39. The method as claimed in claim 28, wherein the compressed gaseous fuel is cooled at constant pressure.

40. A compressor, comprising:

a casing;

a rotor with at least three vanes;

an inlet for gaseous fuel;

an outlet for gaseous fuel;

an air inlet; and

an igniter,

wherein the rotor is placed in the casing such that at least three variable-volume chambers part-bounded by the at least three vanes are formed during a rotor revolution,

wherein the inlet for gaseous fuel is placed in the casing such that the inlet for gaseous fuel is connected to a first location where a first chamber includes an increasing volume during a revolution of the rotor,

wherein the air inlet and the igniter are placed in the casing in a second location where a second chamber includes an increasing, decreasing or constant volume during a revolution of the rotor, and

wherein the outlet for gaseous fuel is placed in the casing in a third location where a third chamber has a decreasing volume during a revolution of the rotor.

41. The compressor as claimed in claim 40, wherein a rotation axis of the rotor is eccentrically placed relative to a centreline of the casing.

42. The compressor as claimed in claim 40, wherein the casing and/or the rotor include a circular cross section, an elliptical cross section or a curved cross section with curvature discontinuities or inflexions.

43. The compressor as claimed in claim 40, wherein the igniter is a plasma igniter or a spark plug.

44. The compressor as claimed in claim 40, wherein the igniter is placed at the air inlet.

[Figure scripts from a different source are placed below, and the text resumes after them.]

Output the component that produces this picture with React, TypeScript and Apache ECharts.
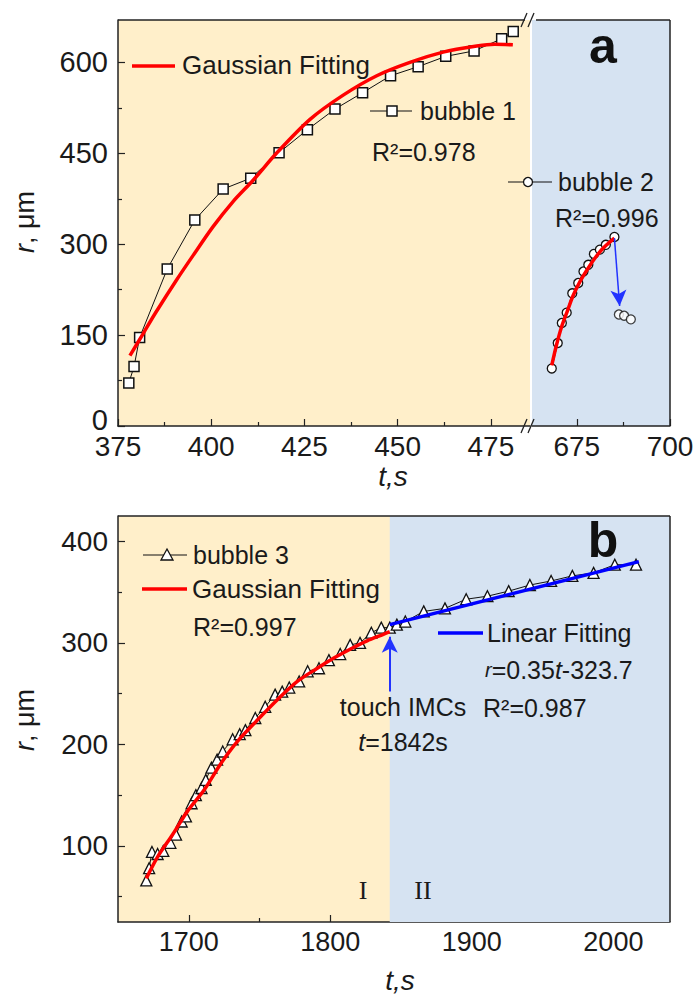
import React, { useEffect, useRef } from 'react';
import * as echarts from 'echarts';

// ---------- Panel a data ----------
const bubble1T = [377.9, 379.3, 380.8, 388.2, 395.6, 403.2, 410.6, 418.2, 425.8, 433.2, 440.6, 448.1, 455.5, 462.9, 470.5, 477.9, 481.0];
const bubble1R = [71, 98, 146, 259, 340, 391, 409, 451, 489, 523, 550, 578, 593, 610, 619, 639, 651];
const fit1T = [378.2, 381.8, 385.0, 390.7, 395.2, 400.5, 405.8, 411.3, 417.5, 426.5, 435.4, 444.4, 453.3, 462.2, 471.2, 476.0, 480.9];
const fit1R = [116, 153, 186, 241, 282, 329, 370, 406, 450, 506, 546, 578, 600, 617, 627, 630, 629];

const bubble2T = [668.3, 669.9, 671.0, 672.3, 673.8, 675.4, 676.8, 678.1, 679.6, 681.2, 682.8, 685.1];
const bubble2R = [95, 137, 170, 187, 219, 236, 255, 266, 284, 291, 299, 312];
const bubble2AfterT = [686.3, 687.7, 689.5];
const bubble2AfterR = [184, 182, 176];
const fit2T = [668.3, 669.5, 671.0, 672.5, 674.0, 676.0, 678.0, 680.0, 682.0, 685.1];
const fit2R = [100, 132, 165, 190, 215, 240, 260, 278, 293, 310];
const drop2From = [685.1, 310];
const drop2To = [686.5, 198];

const aXLeftTicks = [375, 400, 425, 450, 475];
const aXLeftMinor = [387.5, 412.5, 437.5, 462.5];
const aXRightTicks = [675, 700];
const aXRightMinor = [687.5];
const aYTicks = [0, 150, 300, 450, 600];
const aYMinor = [75, 225, 375, 525];

// ---------- Panel b data ----------
const bubble3T = [1670, 1672, 1674, 1678, 1682, 1687, 1691, 1695, 1698, 1702, 1705, 1709, 1712, 1716, 1720, 1724, 1731, 1736, 1740, 1747, 1754, 1761, 1766, 1771, 1778, 1784, 1792, 1799, 1807, 1814, 1821, 1829, 1836,
  1842, 1847, 1853, 1866, 1881, 1896, 1911, 1926, 1941, 1956, 1971, 1986, 2001, 2016];
const bubble3R = [66, 78, 94, 92, 95, 103, 111, 124, 129, 142, 150, 157, 165, 177, 185, 193, 205, 210, 214, 226, 237, 249, 252, 256, 262, 272, 275, 283, 289, 298, 300, 310, 315,
  315, 318, 321, 331, 334, 343, 346, 351, 357, 361, 366, 369, 377, 377];
const fit3T = [1670, 1677.9, 1688.5, 1699, 1710.8, 1722.6, 1734.4, 1748.5, 1762.6, 1776.7, 1790.8, 1802.5, 1814.3, 1826, 1836.7, 1842];
const fit3R = [68, 89, 111, 134, 155, 181, 203, 224, 244, 262, 275, 285, 294, 302, 308, 311];
const linT = [1842, 2018];
const linR = [318, 380];
const touchT = 1842;
const touchArrowR = [252, 306];

const bXTicks = [1700, 1800, 1900, 2000];
const bXMinor = [1750, 1850, 1950];
const bYTicks = [100, 200, 300, 400];
const bYMinor = [50, 150, 250, 350];

const zip = (a: number[], b: number[]) => a.map((v, i) => [v, b[i]]);

const YELLOW = '#FFEFCA';
const BLUE = '#D6E3F2';
const INK = '#1a1a1a';
const FRAME = '#222';
const FONT = 'Liberation Sans, Arial, sans-serif';

const plainFmt = (v: number) => String(v);

function majorX(gridIndex: number, min: number, max: number, ticks: number[], fs: number) {
  return {
    type: 'value', gridIndex, min, max, position: 'bottom',
    axisLine: { show: true, onZero: false, lineStyle: { color: FRAME, width: 1.5 } },
    axisTick: { show: true, inside: true, length: 7, customValues: ticks, lineStyle: { color: FRAME, width: 1.2 } },
    axisLabel: { show: true, customValues: ticks, fontSize: fs, margin: 6, color: INK, fontFamily: FONT, formatter: plainFmt },
    splitLine: { show: false },
  };
}
function minorX(gridIndex: number, min: number, max: number, ticks: number[]) {
  return {
    type: 'value', gridIndex, min, max, position: 'bottom',
    axisLine: { show: false, onZero: false },
    axisTick: { show: true, inside: true, length: 4, customValues: ticks, lineStyle: { color: FRAME, width: 1.2 } },
    axisLabel: { show: false },
    splitLine: { show: false },
  };
}
function majorY(gridIndex: number, min: number, max: number, ticks: number[], labels: number[], fs: number) {
  return {
    type: 'value', gridIndex, min, max, position: 'left',
    axisLine: { show: true, onZero: false, lineStyle: { color: FRAME, width: 1.5 } },
    axisTick: { show: true, inside: true, length: 7, customValues: ticks, lineStyle: { color: FRAME, width: 1.2 } },
    axisLabel: { show: true, customValues: labels, fontSize: fs, margin: 10, color: INK, fontFamily: FONT, formatter: plainFmt },
    splitLine: { show: false },
  };
}
function minorY(gridIndex: number, min: number, max: number, ticks: number[], bottomLabels: number[] = [], fs = 29) {
  return {
    type: 'value', gridIndex, min, max, position: 'left',
    axisLine: { show: false, onZero: false },
    axisTick: { show: true, inside: true, length: 4, customValues: ticks, lineStyle: { color: FRAME, width: 1.2 } },
    axisLabel: {
      show: bottomLabels.length > 0, customValues: bottomLabels, fontSize: fs, margin: 10, color: INK, fontFamily: FONT,
      formatter: plainFmt, verticalAlign: 'bottom', lineHeight: 12,
    },
    splitLine: { show: false },
  };
}

const txt = (x: number, y: number, text: string, extra: any = {}) => ({
  type: 'text', x, y, z: 50,
  style: { text, fill: INK, font: `25px ${FONT}`, verticalAlign: 'middle', align: 'left', ...extra },
});
const seg = (x1: number, y1: number, x2: number, y2: number, stroke: string, lineWidth: number) => ({
  type: 'line', z: 50, shape: { x1, y1, x2, y2 }, style: { stroke, lineWidth },
});

export default function App() {
  const ref = useRef<HTMLDivElement>(null);
  useEffect(() => {
    const chart = echarts.init(ref.current!, null, { renderer: 'svg' });
    const richIt = {
      i: { fontStyle: 'italic', fontSize: 25, fontFamily: FONT, fill: INK },
      n: { fontSize: 25, fontFamily: FONT, fill: INK },
      si: { fontStyle: 'italic', fontSize: 20, fontFamily: FONT, fill: INK },
    };
    const titleRich = { i: { fontStyle: 'italic', fontSize: 28, fontFamily: FONT, fill: INK } };
    const yTitleRich = { i: { fontStyle: 'italic', fontSize: 27, fontFamily: FONT, fill: INK }, n: { fontSize: 27, fontFamily: FONT, fill: INK } };
    const option: any = {
      animation: false,
      backgroundColor: '#fff',
      grid: [
        { left: 118, top: 20, width: 412, height: 406, show: true, backgroundColor: YELLOW, borderWidth: 0 },
        { left: 532, top: 20, width: 138, height: 406, show: true, backgroundColor: BLUE, borderWidth: 0 },
        { left: 118, top: 516, width: 552, height: 406, show: true, backgroundColor: YELLOW, borderWidth: 0 },
      ],
      xAxis: [
        majorX(0, 375, 485.5, aXLeftTicks, 28),
        minorX(0, 375, 485.5, aXLeftMinor),
        majorX(1, 663, 700, aXRightTicks, 28),
        minorX(1, 663, 700, aXRightMinor),
        majorX(2, 1650, 2040, bXTicks, 27),
        minorX(2, 1650, 2040, bXMinor),
      ],
      yAxis: [
        majorY(0, 0, 670, aYTicks, aYTicks.slice(1), 29),
        minorY(0, 0, 670, aYMinor, aYTicks.slice(0, 1), 29),
        { type: 'value', gridIndex: 1, min: 0, max: 670, show: false },
        majorY(2, 25, 425, bYTicks, bYTicks, 28),
        minorY(2, 25, 425, bYMinor),
      ],
      series: [
        {
          type: 'line', xAxisIndex: 4, yAxisIndex: 3, data: [], z: 1,
          markArea: { silent: true, itemStyle: { color: BLUE }, data: [[{ xAxis: touchT }, { xAxis: 2040 }]] },
        },
        {
          type: 'line', name: 'bubble 1', xAxisIndex: 0, yAxisIndex: 0, data: zip(bubble1T, bubble1R),
          symbol: 'rect', symbolSize: 10, showAllSymbol: true,
          lineStyle: { color: '#111', width: 1 }, itemStyle: { color: '#fff', borderColor: '#111', borderWidth: 1.5 }, z: 3,
        },
        {
          type: 'line', name: 'fit1', xAxisIndex: 0, yAxisIndex: 0, data: zip(fit1T, fit1R), smooth: 0.3,
          symbol: 'none', lineStyle: { color: '#FF0000', width: 3.5 }, z: 4,
        },
        {
          type: 'line', name: 'bubble 2', xAxisIndex: 2, yAxisIndex: 2, data: zip(bubble2T, bubble2R),
          symbol: 'circle', symbolSize: 9, showAllSymbol: true,
          lineStyle: { color: '#111', width: 1 }, itemStyle: { color: '#fff', borderColor: '#111', borderWidth: 1.3 }, z: 3,
        },
        {
          type: 'scatter', xAxisIndex: 2, yAxisIndex: 2, data: zip(bubble2AfterT, bubble2AfterR),
          symbol: 'circle', symbolSize: 9, itemStyle: { color: '#fff', borderColor: '#111', borderWidth: 1.3 }, z: 3,
        },
        {
          type: 'line', name: 'fit2', xAxisIndex: 2, yAxisIndex: 2, data: zip(fit2T, fit2R), smooth: 0.3,
          symbol: 'none', lineStyle: { color: '#FF0000', width: 3.5 }, z: 4,
          markLine: {
            silent: true, symbol: ['none', 'arrow'], symbolSize: [12, 16], label: { show: false },
            lineStyle: { color: '#2233FF', width: 1.5, type: 'solid' },
            data: [[{ coord: drop2From }, { coord: drop2To }]],
          },
        },
        {
          type: 'line', name: 'bubble 3', xAxisIndex: 4, yAxisIndex: 3, data: zip(bubble3T, bubble3R),
          symbol: 'triangle', symbolSize: 11, showAllSymbol: true,
          lineStyle: { color: '#111', width: 1 }, itemStyle: { color: '#fff', borderColor: '#111', borderWidth: 1.3 }, z: 3,
        },
        {
          type: 'line', name: 'fit3', xAxisIndex: 4, yAxisIndex: 3, data: zip(fit3T, fit3R), smooth: 0.3,
          symbol: 'none', lineStyle: { color: '#FF0000', width: 3.5 }, z: 4,
        },
        {
          type: 'line', name: 'linear', xAxisIndex: 4, yAxisIndex: 3, data: zip(linT, linR),
          symbol: 'none', lineStyle: { color: '#0000FF', width: 3.5 }, z: 4,
          markLine: {
            silent: true, symbol: ['none', 'arrow'], symbolSize: [12, 16], label: { show: false },
            lineStyle: { color: '#2233FF', width: 2, type: 'solid' },
            data: [[{ coord: [touchT, touchArrowR[0]] }, { coord: [touchT, touchArrowR[1]] }]],
          },
        },
      ],
      graphic: [
        seg(118, 20, 525, 20, FRAME, 1.5),
        seg(536, 20, 670, 20, FRAME, 1.5),
        seg(670, 20, 670, 426, FRAME, 1.5),
        seg(521, 27, 527, 13, FRAME, 1.3),
        seg(528, 27, 534, 13, FRAME, 1.3),
        seg(521, 433, 527, 419, FRAME, 1.3),
        seg(528, 433, 534, 419, FRAME, 1.3),
        seg(118, 516, 670, 516, FRAME, 1.5),
        seg(670, 516, 670, 922, FRAME, 1.5),
        // panel a annotations
        seg(132, 66, 175, 66, '#FF0000', 3.5),
        txt(182, 65, 'Gaussian Fitting', { font: `26px ${FONT}` }),
        seg(370, 111, 412, 111, '#111', 1.2),
        { type: 'rect', z: 51, shape: { x: 387, y: 106, width: 10, height: 10 }, style: { fill: '#fff', stroke: '#111', lineWidth: 1.5 } },
        txt(420, 111, 'bubble 1'),
        txt(372, 152, 'R²=0.978'),
        seg(508, 182, 552, 182, '#111', 1.2),
        { type: 'circle', z: 51, shape: { cx: 528, cy: 182, r: 4.5 }, style: { fill: '#fff', stroke: '#111', lineWidth: 1.3 } },
        txt(558, 182, 'bubble 2'),
        txt(555, 218, 'R²=0.996'),
        txt(603, 46, 'a', { font: `bold 50px ${FONT}`, align: 'center', fill: '#111' }),
        txt(393, 476, '{i|t,s}', { align: 'center', rich: titleRich }),
        { type: 'text', z: 50, x: 25, y: 222, rotation: Math.PI / 2,
          style: { text: '{i|r}{n|, μm}', align: 'center', verticalAlign: 'middle', rich: yTitleRich } },
        // panel b annotations
        txt(603, 540, 'b', { font: `bold 50px ${FONT}`, align: 'center', fill: '#111' }),
        seg(143, 555, 187, 555, '#111', 1.2),
        { type: 'polygon', z: 51, shape: { points: [[167, 549], [173, 560], [161, 560]] }, style: { fill: '#fff', stroke: '#111', lineWidth: 1.3 } },
        txt(193, 555, 'bubble 3'),
        seg(142, 589, 187, 589, '#FF0000', 3.5),
        txt(192, 589, 'Gaussian Fitting', { font: `26px ${FONT}` }),
        txt(193, 627, 'R²=0.997'),
        seg(438, 633, 483, 633, '#0000FF', 3.5),
        txt(487, 633, 'Linear Fitting'),
        txt(485, 670, '{si|r}{n|=0.35}{i|t}{n|-323.7}', { rich: richIt }),
        txt(483, 708, 'R²=0.987'),
        txt(403, 707, 'touch IMCs', { align: 'center' }),
        txt(403, 742, '{i|t}{n|=1842s}', { align: 'center', rich: richIt }),
        txt(363, 890, 'I', { align: 'center', font: '26px "Liberation Serif", "DejaVu Serif", serif' }),
        txt(423, 890, 'II', { align: 'center', font: '26px "Liberation Serif", "DejaVu Serif", serif' }),
        txt(400, 980, '{i|t,s}', { align: 'center', rich: titleRich }),
        { type: 'text', z: 50, x: 25, y: 720, rotation: Math.PI / 2,
          style: { text: '{i|r}{n|, μm}', align: 'center', verticalAlign: 'middle', rich: yTitleRich } },
      ],
    };
    chart.setOption(option);
    return () => chart.dispose();
  }, []);
  return <div ref={ref} style={{ position: 'fixed', left: 0, top: 0, width: 697, height: 994, background: '#fff' }} />;
}
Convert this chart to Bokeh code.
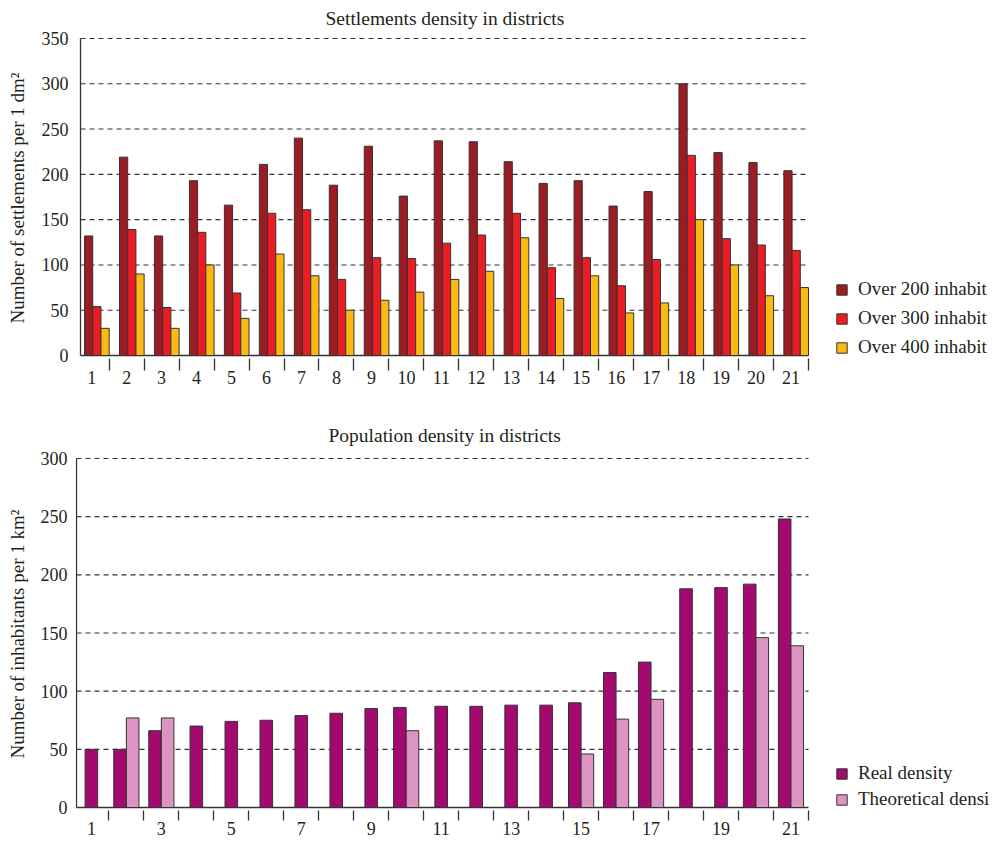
from bokeh.plotting import figure
from bokeh.layouts import column
from bokeh.models import FixedTicker, Legend, LegendItem, ColumnDataSource
from bokeh.embed import file_html
from bokeh.resources import INLINE

# ---------------- data ----------------
districts = list(range(1, 22))
district_labels = [str(d) for d in districts]

over200 = [132, 219, 132, 193, 166, 211, 240, 188, 231, 176, 237, 236,
           214, 190, 193, 165, 181, 300, 224, 213, 204]
over300 = [54, 139, 53, 136, 69, 157, 161, 84, 108, 107, 124, 133,
           157, 97, 108, 77, 106, 221, 129, 122, 116]
over400 = [30, 90, 30, 100, 41, 112, 88, 50, 61, 70, 84, 93,
           130, 63, 88, 47, 58, 150, 100, 66, 75]

real_density = [50, 50, 66, 70, 74, 75, 79, 81, 85, 86, 87, 87,
                88, 88, 90, 116, 125, 188, 189, 192, 248]
theoretical_density = [None, 77, 77, None, None, None, None, None, None, 66, None, None,
                       None, None, 46, 76, 93, None, None, 146, 139]

top_ticks = list(range(0, 351, 50))
bottom_ticks = list(range(0, 301, 50))
top_series = ["Over 200 inhabit", "Over 300 inhabit", "Over 400 inhabit"]
bottom_series = ["Real density", "Theoretical densi"]

# ---------------- style / geometry ----------------
FONT = "Liberation Serif"
TXT = "#231f20"
EDGE = "#333333"
GRID = "#333333"
C200, C300, C400 = "#9b1c22", "#ec1c24", "#fdb913"
CREAL, CTHEO = "#a3096f", "#de94c3"

W = 994
FRAME_LEFT = 75           # page px of frame left (both charts)
PX = 34.97                # px per district slot
AXIS_END = 21.5           # data x where the x axis ends
X_END = AXIS_END + (W - 808) / PX
TOP_H = 393


def style(p, yticks, ylabel, tick_standoff, label_standoff, title_offset, title_standoff, x_axis_start, ymax):
    p.outline_line_color = None
    p.xgrid.grid_line_color = None
    p.ygrid.grid_line_color = None
    p.yaxis.ticker = FixedTicker(ticks=yticks)
    for ax in (p.xaxis[0], p.yaxis[0]):
        ax.axis_line_color = None
        ax.major_tick_line_color = None
        ax.major_tick_out = 0
        ax.major_tick_in = 0
        ax.minor_tick_in = 0
        ax.major_label_text_font = FONT
        ax.major_label_text_font_size = "18px"
        ax.major_label_text_color = TXT
        ax.axis_label_text_font = FONT
        ax.axis_label_text_font_size = "19px"
        ax.axis_label_text_font_style = "normal"
        ax.axis_label_text_color = TXT
    p.yaxis.minor_tick_line_color = None
    p.yaxis.major_label_standoff = tick_standoff
    p.yaxis.axis_label = ylabel
    p.yaxis.axis_label_standoff = label_standoff
    p.xaxis.minor_tick_line_color = EDGE
    p.xaxis.minor_tick_line_width = 1.3
    p.title.text_font = FONT
    p.title.text_font_size = "19.5px"
    p.title.text_font_style = "normal"
    p.title.text_color = TXT
    p.title.align = "left"
    p.title.vertical_align = "top"
    p.title.offset = title_offset
    p.title.standoff = title_standoff
    # dashed grid lines from the y ticks (above 0)
    gy = [t for t in yticks if t > 0]
    p.segment(x0=[x_axis_start] * len(gy), y0=gy, x1=[AXIS_END] * len(gy), y1=gy,
              line_color=GRID, line_dash="5 4", line_width=1.1)
    # axis lines
    p.segment(x0=[x_axis_start], y0=[0], x1=[AXIS_END], y1=[0], line_color=EDGE, line_width=1.3)
    p.segment(x0=[x_axis_start], y0=[0], x1=[x_axis_start], y1=[ymax], line_color=EDGE, line_width=1.3)


def make_legend(items, loc, spacing):
    return Legend(items=items, location=loc, orientation="vertical",
                  glyph_width=13, glyph_height=13, label_height=13,
                  label_standoff=10, spacing=spacing, padding=0, margin=0,
                  border_line_color=None, background_fill_alpha=0,
                  label_text_font=FONT, label_text_font_size="19px",
                  label_text_color=TXT)


# ---------------- top chart ----------------
t_axis_x = 0.68                                   # data x of the y axis (page px 80)
t_x0 = t_axis_x - (80 - FRAME_LEFT) / PX
t_ppu = 317 / 350                                 # px per unit vertically (350 at y=38, 0 at y=355)
T_FRAME_TOP, T_FRAME_BOT = 37, 358
p1 = figure(width=W, height=TOP_H, x_range=(t_x0, X_END),
            y_range=(-(T_FRAME_BOT - 355) / t_ppu, 350 + (38 - T_FRAME_TOP) / t_ppu),
            output_backend="svg", toolbar_location=None,
            min_border_left=FRAME_LEFT, min_border_right=0,
            min_border_top=T_FRAME_TOP, min_border_bottom=TOP_H - T_FRAME_BOT,
            title="Settlements density in districts")
style(p1, top_ticks, "Number of settlements per 1 dm²", 7, 11, 325 - FRAME_LEFT, 13, t_axis_x, 350)
p1.xaxis.ticker = FixedTicker(ticks=districts, minor_ticks=[d + 0.5 for d in districts])
p1.xaxis.major_label_overrides = {d: l for d, l in zip(districts, district_labels)}
p1.xaxis.minor_tick_out = 12
p1.xaxis.major_label_standoff = 0

bw = 0.235
grp_right = 0.5
src1 = ColumnDataSource(dict(
    x200=[d + grp_right - 2.5 * bw for d in districts],
    x300=[d + grp_right - 1.5 * bw for d in districts],
    x400=[d + grp_right - 0.5 * bw for d in districts],
    v200=over200, v300=over300, v400=over400))
r200 = p1.vbar(x="x200", top="v200", width=bw, source=src1, fill_color=C200, line_color=EDGE, line_width=1)
r300 = p1.vbar(x="x300", top="v300", width=bw, source=src1, fill_color=C300, line_color=EDGE, line_width=1)
r400 = p1.vbar(x="x400", top="v400", width=bw, source=src1, fill_color=C400, line_color=EDGE, line_width=1)
lg1 = make_legend([LegendItem(label=top_series[0], renderers=[r200]),
                   LegendItem(label=top_series[1], renderers=[r300]),
                   LegendItem(label=top_series[2], renderers=[r400])], (835 - FRAME_LEFT, 0), 7)
p1.add_layout(lg1, "center")

# ---------------- bottom chart ----------------
BOT_H = 843 - TOP_H
b_axis_x = 0.574                                  # data x of the y axis (page px 76)
b_x0 = b_axis_x - (76 - FRAME_LEFT) / PX
b_ppu = 349 / 300                                 # 300 at y=458, 0 at y=807
B_FRAME_TOP, B_FRAME_BOT = 457, 810
p2 = figure(width=W, height=BOT_H, x_range=(b_x0, X_END),
            y_range=(-(B_FRAME_BOT - 807) / b_ppu, 300 + (458 - B_FRAME_TOP) / b_ppu),
            output_backend="svg", toolbar_location=None,
            min_border_left=FRAME_LEFT, min_border_right=0,
            min_border_top=B_FRAME_TOP - TOP_H, min_border_bottom=843 - B_FRAME_BOT,
            title="Population density in districts")
style(p2, bottom_ticks, "Number of inhabitants per 1 km²", 8, 10, 328 - FRAME_LEFT, 20, b_axis_x, 300)
odd = [d for d in districts if d % 2 == 1]
p2.xaxis.ticker = FixedTicker(ticks=odd, minor_ticks=[d + 0.5 for d in districts])
p2.xaxis.major_label_overrides = {d: district_labels[d - 1] for d in odd}
p2.xaxis.minor_tick_out = 10
p2.xaxis.major_label_standoff = 1

bw2 = 0.36
xr, vr, xt, vt = [], [], [], []
for d, r, t in zip(districts, real_density, theoretical_density):
    if t is None:
        xr.append(d)
    else:
        xr.append(d - bw2 / 2)
        xt.append(d + bw2 / 2)
        vt.append(t)
    vr.append(r)
rr = p2.vbar(x=xr, top=vr, width=bw2, fill_color=CREAL, line_color=EDGE, line_width=1)
rt = p2.vbar(x=xt, top=vt, width=bw2, fill_color=CTHEO, line_color=EDGE, line_width=1)
lg2 = make_legend([LegendItem(label=bottom_series[0], renderers=[rr]),
                   LegendItem(label=bottom_series[1], renderers=[rt])], (835 - FRAME_LEFT, 0), 4)
p2.add_layout(lg2, "center")

layout = column(p1, p2, spacing=0)
open("out.html", "w").write(file_html(layout, INLINE))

45. The compressor as claimed in claim 40, wherein a seal is placed between the casing and the rotor to provide the seal between the third location where the third chamber with a decreasing volume is fowled and the first location where the first chamber with an increasing volume is formed.

46. The compressor as claimed in claim 40, further comprising an additional set of three chambers in parallel or in series.

47. The compressor as claimed in claim 40, further comprising a cooling device for cooling compressed gaseous fuel at constant pressure.